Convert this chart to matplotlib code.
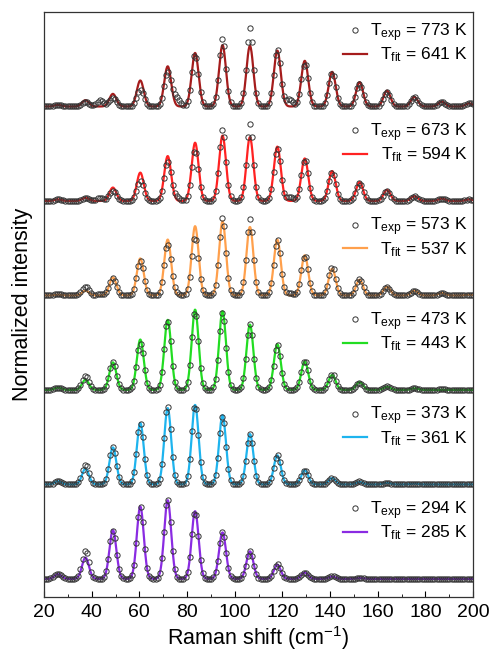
--
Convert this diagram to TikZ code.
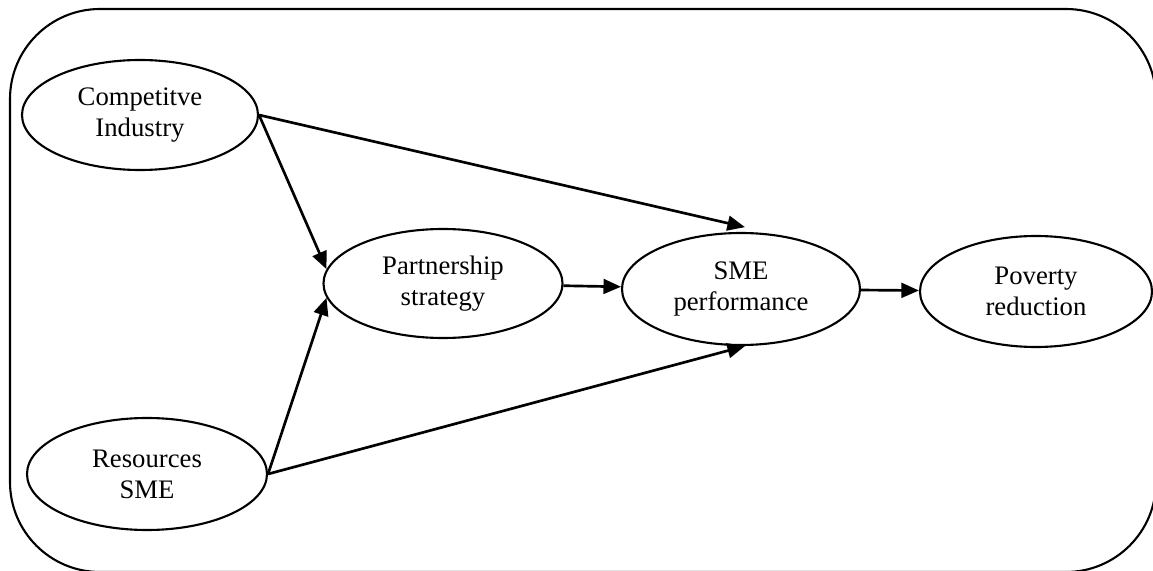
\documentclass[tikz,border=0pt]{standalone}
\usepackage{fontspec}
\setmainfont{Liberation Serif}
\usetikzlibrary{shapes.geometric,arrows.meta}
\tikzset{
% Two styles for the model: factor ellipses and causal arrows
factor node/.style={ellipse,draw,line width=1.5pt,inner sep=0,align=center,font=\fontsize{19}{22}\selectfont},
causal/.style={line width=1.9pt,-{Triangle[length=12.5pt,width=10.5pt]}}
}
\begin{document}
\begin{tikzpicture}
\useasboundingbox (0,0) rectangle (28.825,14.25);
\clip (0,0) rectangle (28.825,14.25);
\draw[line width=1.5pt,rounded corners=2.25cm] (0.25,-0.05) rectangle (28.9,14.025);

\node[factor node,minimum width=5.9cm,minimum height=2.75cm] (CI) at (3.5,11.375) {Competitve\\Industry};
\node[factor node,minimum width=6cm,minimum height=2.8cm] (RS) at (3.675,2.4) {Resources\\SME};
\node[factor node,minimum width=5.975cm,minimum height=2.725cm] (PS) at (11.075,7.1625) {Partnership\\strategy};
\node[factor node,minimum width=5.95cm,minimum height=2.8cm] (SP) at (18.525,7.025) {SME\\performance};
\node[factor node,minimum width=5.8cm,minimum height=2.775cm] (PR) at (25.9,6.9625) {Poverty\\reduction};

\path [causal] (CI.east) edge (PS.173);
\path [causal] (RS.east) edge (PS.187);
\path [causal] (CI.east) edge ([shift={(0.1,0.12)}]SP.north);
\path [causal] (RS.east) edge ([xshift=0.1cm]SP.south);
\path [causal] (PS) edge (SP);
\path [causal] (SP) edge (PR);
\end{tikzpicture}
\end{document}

> _THE EXERCISE_:
Look above for the line with "Convert this diagram to TikZ code.", then print it and each line after it down to and including the line with "(0.25,-0.05) rectangle (28.9,14.025);". Leave out the pictures and keep the wording exact.

> _COMPLETED EXERCISE_:
Convert this diagram to TikZ code.
\documentclass[tikz,border=0pt]{standalone}
\usepackage{fontspec}
\setmainfont{Liberation Serif}
\usetikzlibrary{shapes.geometric,arrows.meta}
\tikzset{
% Two styles for the model: factor ellipses and causal arrows
factor node/.style={ellipse,draw,line width=1.5pt,inner sep=0,align=center,font=\fontsize{19}{22}\selectfont},
causal/.style={line width=1.9pt,-{Triangle[length=12.5pt,width=10.5pt]}}
}
\begin{document}
\begin{tikzpicture}
\useasboundingbox (0,0) rectangle (28.825,14.25);
\clip (0,0) rectangle (28.825,14.25);
\draw[line width=1.5pt,rounded corners=2.25cm] (0.25,-0.05) rectangle (28.9,14.025);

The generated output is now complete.